Niall Gooch – like Sr Carino, another friend – in a post at niallthinksandwrites.blogspot.com entitled ‘Panning for gold in the past: Downton Abbey and the uses of nostalgia’, turns a thoughtful spotlight on tendencies to dismiss shows like Downton Abbey as simple nostalgia, and asks that an honest and nuanced eye be deployed when reflecting on the past and changes in our society.

“It is bad, as I have said, for conservatives to indulge in sweeping self-indulgent romanticisation of the past,” he writes, “but the opposite error – a sweeping and self-righteous scorn and hostility to the very idea of learning from the past, what Roger Scruton calls the culture of repudiation – is just as serious.”

For some Catholics, of course, learning from the past could helpfully take the form of deploying Google a bit more readily to establish that the election of Pope Francis wasn’t Year One for the Church.

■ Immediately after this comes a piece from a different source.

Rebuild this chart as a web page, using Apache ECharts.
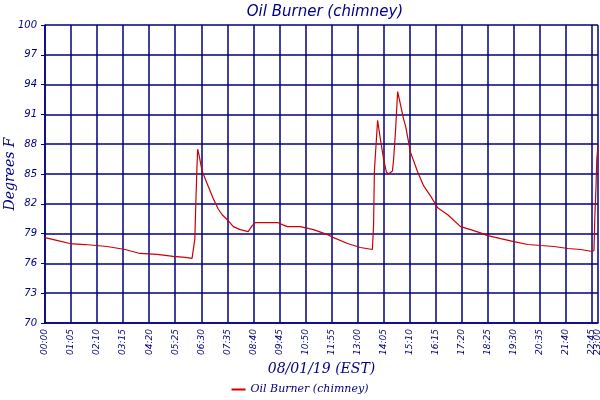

Those inclined to dismiss or play down today’s environmental concerns and the attempt to engage with them systematically in Laudato Si’, for instance, would do well to look at something like the page on ‘Statements on Climate Change from the Popes’ at catholicclimatemovement.global.

Conversion

Going back to 1990, for instance, it’s especially impressive to read afresh St John Paul II’s call for an “ecological conversion” or Pope Benedict’s many comments on the subject, not least his recognition that genuine care for the poor demands care for the world.

Finally, there’s no scope here to do justice to Amy Welborn’s essay at churchlifejournal.nd.edu on ‘The hazards of online faith-writing’, where she talks seriously about what we produce, how it shapes us and our readers, and the ever-present threat of pride. Read it please, and pray for us.